▶ [Problem requirements]:
Only the lines from the start of the data through the line containing "import seaborn as sns" should be written out, exactly as they are, with both ends included and the pictures left out.
☆ ☆ ☆ ☆ ☆
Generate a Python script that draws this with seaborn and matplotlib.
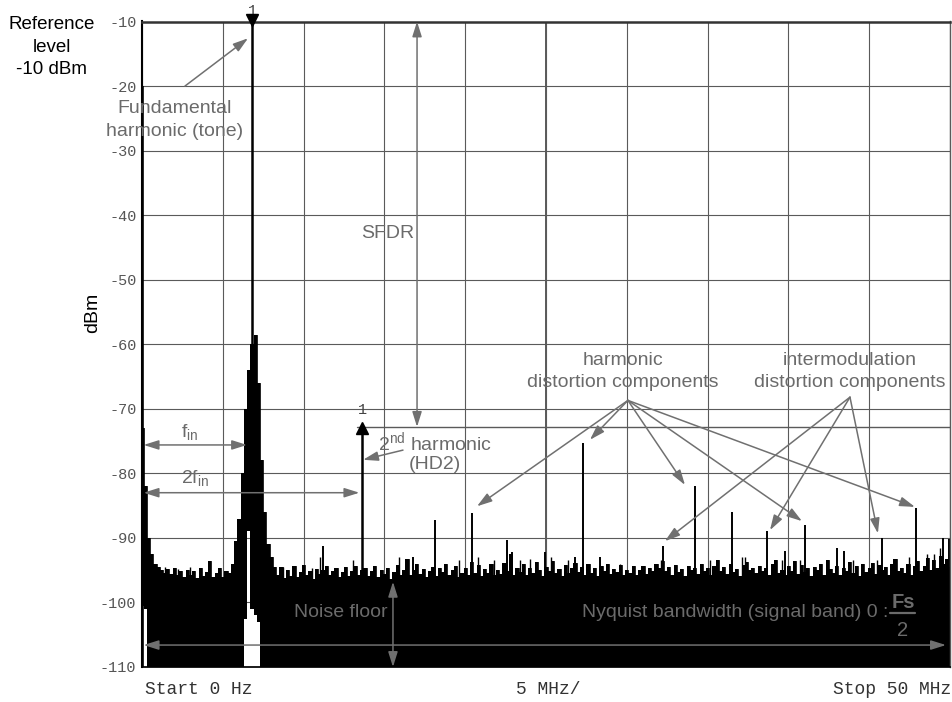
import numpy as np
import matplotlib
matplotlib.use("Agg")
import matplotlib.pyplot as plt
import seaborn as sns

# ---------------- data ----------------
freq_step_mhz = 0.2          # spacing of the noise-floor trace points (0 ... 50 MHz)
noise_max_dbm = [
    -73.0, -82.0, -90.0, -92.5, -94.0, -94.5, -95.0, -95.5, -94.8, -95.6,
    -94.6, -95.8, -95.2, -96.0, -94.9, -95.7, -95.1, -96.2, -94.7, -95.9,
    -95.3, -93.6, -96.0, -95.4, -94.6, -96.1, -95.2, -95.5, -94.0, -90.5,
    -87.0, -80.0, -70.0, -64.0, -60.0, -58.5, -66.0, -78.0, -86.0, -91.0,
    -93.0, -94.5, -95.8, -94.5, -96.2, -95.0, -95.9, -94.4, -96.0, -95.3,
    -94.2, -95.7, -95.1, -96.3, -94.8, -95.6, -95.0, -94.3, -95.8, -95.2,
    -94.6, -96.0, -95.3, -94.5, -95.9, -95.1, -94.4, -95.7, -95.0, -94.7,
    -95.9, -95.2, -94.3, -96.1, -95.0, -95.6, -94.6, -96.3, -95.3, -94.2,
    -95.8, -94.9, -93.2, -95.7, -95.0, -94.1, -95.6, -94.8, -96.0, -95.1,
    -94.5, -95.9, -94.7, -95.3, -94.0, -95.8, -95.0, -94.4, -96.0, -95.4,
    -94.6, -95.7, -93.8, -95.5, -94.2, -95.9, -94.8, -95.4, -94.1, -95.8,
    -94.9, -95.6, -93.9, -95.2, -92.5, -95.7, -94.6, -95.3, -94.0, -95.8,
    -94.7, -95.5, -93.8, -95.0, -95.9, -94.5, -95.2, -93.6, -95.4, -94.8,
    -95.9, -94.2, -95.5, -94.7, -93.9, -95.3, -94.5, -95.8, -94.1, -95.4,
    -94.6, -95.9, -94.3, -95.1, -94.0, -95.6, -94.8, -95.3, -94.2, -95.7,
    -94.9, -95.4, -94.4, -95.8, -95.0, -94.3, -95.6, -94.7, -95.2, -94.0,
    -94.6, -93.6, -95.1, -94.5, -95.7, -94.2, -95.3, -94.8, -95.9, -94.4,
    -95.0, -94.6, -95.6, -94.1, -95.2, -94.7, -95.8, -94.3, -93.4, -95.1,
    -94.5, -95.6, -94.0, -95.3, -94.8, -95.9, -94.2, -93.7, -95.0, -94.6,
    -95.5, -94.3, -95.2, -94.7, -95.8, -94.1, -93.5, -95.4, -94.9, -95.7,
    -94.4, -95.1, -93.6, -95.6, -94.2, -95.3, -94.7, -95.9, -94.5, -95.0,
    -94.0, -95.7, -93.4, -94.8, -95.4, -94.3, -95.8, -94.6, -95.2, -93.8,
    -95.5, -94.4, -95.9, -94.1, -95.3, -94.7, -93.9, -95.6, -94.2, -95.0,
    -94.5, -95.7, -94.0, -93.2, -95.2, -94.6, -95.4, -94.1, -95.8, -94.3,
    -93.6, -95.1, -94.4, -93.1, -94.9, -93.5, -94.6, -92.8, -94.0, -93.3,
    -94.5,
]
# columns where the lower envelope of the trace lifts off the -110 dBm floor
min_freq_mhz = [0.0, 0.2, 6.4, 6.6, 6.8, 7.0, 7.2]
min_level_dbm = [-100.5, -101.0, -102.5, -89.0, -101.0, -102.0, -103.0]
floor_dbm = -110

dc_freq_mhz, dc_level_dbm = 0.0, -20.0
tone_freq_mhz, tone_level_dbm = 6.81, -10.0
hd2_freq_mhz, hd2_level_dbm = 13.62, -73.3

# distinct spurs (harmonics, intermodulation products, others)
spur_freq_mhz = [11.2, 16.77, 18.15, 20.42, 22.59, 22.9, 24.94, 26.8, 27.29,
                 28.34, 32.27, 34.22, 36.51, 38.66, 39.79, 41.03, 43.0, 43.44,
                 45.79, 47.9, 49.57, 49.94]
spur_level_dbm = [-91.3, -93.0, -87.2, -86.2, -90.3, -92.2, -92.2, -93.0, -75.3,
                  -93.0, -91.2, -82.0, -86.0, -89.0, -92.0, -88.0, -91.6, -92.0,
                  -90.0, -85.4, -90.0, -90.2]
# small noise spikes standing out of the floor
minor_freq_mhz = [1.42, 2.23, 2.97, 3.59, 8.73, 9.34, 10.52, 11.01, 13.06, 15.9,
                  19.62, 20.79, 21.78, 23.39, 24.01, 25.31, 26.36, 29.58, 32.12,
                  35.15, 37.13, 37.31, 39.6, 40.72, 44.0, 45.48, 47.46, 48.58,
                  49.01, 49.38]
minor_level_dbm = [-94.5, -94.8, -94.5, -94.6, -94.5, -94.4, -94.6, -93.0, -93.5,
                   -93.0, -93.5, -93.0, -93.5, -93.5, -93.3, -93.0, -93.4, -94.0,
                   -93.5, -93.5, -93.0, -93.0, -93.5, -93.5, -93.5, -93.5, -93.0,
                   -92.5, -92.5, -91.5]

y_ticks = list(range(-110, -9, 10))
x_ticks = list(range(0, 51, 5))
x_labels = ["Start 0 Hz", "5 MHz/", "Stop 50 MHz"]

# ---------------- style ----------------
sns.set_theme(style="white")
plt.rcParams["font.family"] = ["Liberation Sans", "DejaVu Sans"]
plt.rcParams["mathtext.fontset"] = "custom"
plt.rcParams["mathtext.rm"] = "Liberation Sans"
plt.rcParams["mathtext.it"] = "Liberation Sans:italic"
plt.rcParams["mathtext.bf"] = "Liberation Sans:bold"

TXT = "#6b6b6b"
ARR = "#707070"
GRID = "#5a5a5a"
MONO = ["Liberation Mono", "DejaVu Sans Mono"]

fig = plt.figure(figsize=(9.52, 7.02), dpi=100)
ax = fig.add_axes([142 / 952, 1 - 667 / 702, 808 / 952, 645.5 / 702])

freq = np.arange(len(noise_max_dbm)) * freq_step_mhz
trace_max = np.array(noise_max_dbm)
trace_min = np.full(len(noise_max_dbm), float(floor_dbm))
for f, v in zip(min_freq_mhz, min_level_dbm):
    trace_min[int(round(f / freq_step_mhz))] = v

ax.fill_between(freq, trace_min, trace_max, step="mid", color="black", lw=0, zorder=2)
sns.lineplot(x=freq, y=trace_max, ax=ax, color="black", lw=0.6,
             drawstyle="steps-mid", estimator=None, sort=False, zorder=2)

ax.vlines(minor_freq_mhz, -97, minor_level_dbm, colors="black", lw=1.0, zorder=2)
ax.vlines(spur_freq_mhz, -97, spur_level_dbm, colors="black", lw=1.4, zorder=2)
ax.vlines([dc_freq_mhz], -110, dc_level_dbm, colors="black", lw=2.6, zorder=2)
ax.vlines([tone_freq_mhz], -62, tone_level_dbm, colors="black", lw=1.8, zorder=2)
ax.vlines([hd2_freq_mhz], -97, hd2_level_dbm, colors="black", lw=1.8, zorder=2)

# markers
ax.plot([tone_freq_mhz], [tone_level_dbm + 0.3], marker="v", color="black",
        ms=8, clip_on=False, zorder=5)
ax.plot([hd2_freq_mhz], [hd2_level_dbm + 0.3], marker="^", color="black",
        ms=8, clip_on=False, zorder=5)
ax.text(tone_freq_mhz, tone_level_dbm + 0.6, "1", ha="center", va="bottom",
        fontsize=11, color="#444", family=MONO)
ax.text(hd2_freq_mhz, hd2_level_dbm + 2.1, "1", ha="center", va="bottom",
        fontsize=11, color="#444", family=MONO)
# marker reference line
ax.plot([13.3, 50], [-72.8, -72.8], color=GRID, lw=1.0, zorder=1.5)

# axes, grid
ax.set_xlim(0, 50)
ax.set_ylim(-110, -10)
ax.set_xticks(x_ticks)
ax.set_xticklabels([])
ax.set_yticks(y_ticks)
ax.set_yticklabels([f"{v:d}" for v in y_ticks], family=MONO, fontsize=11, color="#555")
ax.tick_params(axis="both", length=0, pad=4)
ax.grid(True, color=GRID, lw=0.8)
ax.set_axisbelow(True)
ax.axvline(25, color=GRID, lw=1.4, zorder=0.5)
for s in ax.spines.values():
    s.set_visible(True)
ax.spines["top"].set_color("#333")
ax.spines["top"].set_linewidth(1.8)
ax.spines["left"].set_color("black")
ax.spines["left"].set_linewidth(1.5)
ax.spines["bottom"].set_color("black")
ax.spines["right"].set_color(GRID)
ax.spines["right"].set_linewidth(1.0)
ax.set_xlabel("")
ax.set_ylabel("")

# bottom labels
fig.text(145 / 952, 1 - 690 / 702, x_labels[0], ha="left", va="center",
         fontsize=13, color="#333", family=MONO)
fig.text(516 / 952, 1 - 689 / 702, x_labels[1], ha="left", va="center",
         fontsize=13, color="#333", family=MONO)
fig.text(951 / 952, 1 - 689 / 702, x_labels[2], ha="right", va="center",
         fontsize=13, color="#333", family=MONO)

fig.text(52 / 952, 1 - 47 / 702, "Reference\nlevel\n-10 dBm", ha="center", va="center",
         fontsize=13.5, color="black", linespacing=1.45)
fig.text(93 / 952, 1 - 313 / 702, "dBm", ha="center", va="center", rotation=90,
         fontsize=14, color="black")


def arrow(p_from, p_to, style="-|>"):
    ax.annotate("", xy=p_to, xytext=p_from,
                arrowprops=dict(arrowstyle=f"{style},head_length=0.7,head_width=0.22",
                                color=ARR, lw=1.1, mutation_scale=13,
                                shrinkA=0, shrinkB=0),
                annotation_clip=False, zorder=4)


def label(x, y, s, **kw):
    ax.text(x, y, s, ha="center", va="center", fontsize=14, color=TXT, zorder=4, **kw)


# fundamental
label(2.04, -25.3, "Fundamental\nharmonic (tone)", linespacing=1.45)
arrow((2.66, -20.0), (6.56, -12.6))
# fin / 2fin
label(2.97, -73.6, r"f$_{\rm in}$")
arrow((0.1, -75.6), (6.5, -75.6), "<|-|>")
label(3.28, -80.7, r"2f$_{\rm in}$")
arrow((0.1, -83.0), (13.45, -83.0), "<|-|>")
# HD2
label(18.1, -75.1, r"2$^{\rm nd}$ harmonic")
label(18.1, -78.7, "(HD2)")
arrow((16.15, -76.4), (13.68, -77.9))
# SFDR
label(15.19, -42.8, "SFDR")
arrow((17.02, -72.8), (17.02, -10.0), "<|-|>")
# noise floor
label(12.31, -101.6, "Noise floor")
arrow((15.53, -110.0), (15.53, -96.8), "<|-|>")
# Nyquist
arrow((0.1, -106.6), (49.75, -106.6), "<|-|>")
ax.text(46.16, -101.6, "Nyquist bandwidth (signal band) 0 :", ha="right", va="center",
        fontsize=14, color=TXT, zorder=4)
ax.text(47.09, -100.0, "Fs", ha="center", va="center", fontsize=14.5,
        fontweight="bold", color=TXT, zorder=4)
ax.plot([46.3, 47.85], [-101.7, -101.7], color=TXT, lw=1.6, zorder=4)
ax.text(47.09, -104.3, "2", ha="center", va="center", fontsize=14.5, color=TXT, zorder=4)

# harmonic distortion components
label(29.77, -64.2, "harmonic\ndistortion components", linespacing=1.4)
for tgt in [(20.73, -85.1), (27.72, -74.8), (33.6, -81.8), (40.84, -87.4), (47.83, -85.2)]:
    arrow((30.07, -68.7), tgt)
# intermodulation distortion components
label(43.81, -64.2, "intermodulation\ndistortion components", linespacing=1.4)
for tgt in [(32.36, -90.5), (38.86, -88.8), (45.54, -89.3)]:
    arrow((43.81, -68.2), tgt)

fig.savefig("out.png", dpi=100)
☆ ☆ ☆ ☆ ☆
▶ [The result]:
Generate a Python script that draws this with seaborn and matplotlib.
import numpy as np
import matplotlib
matplotlib.use("Agg")
import matplotlib.pyplot as plt
import seaborn as sns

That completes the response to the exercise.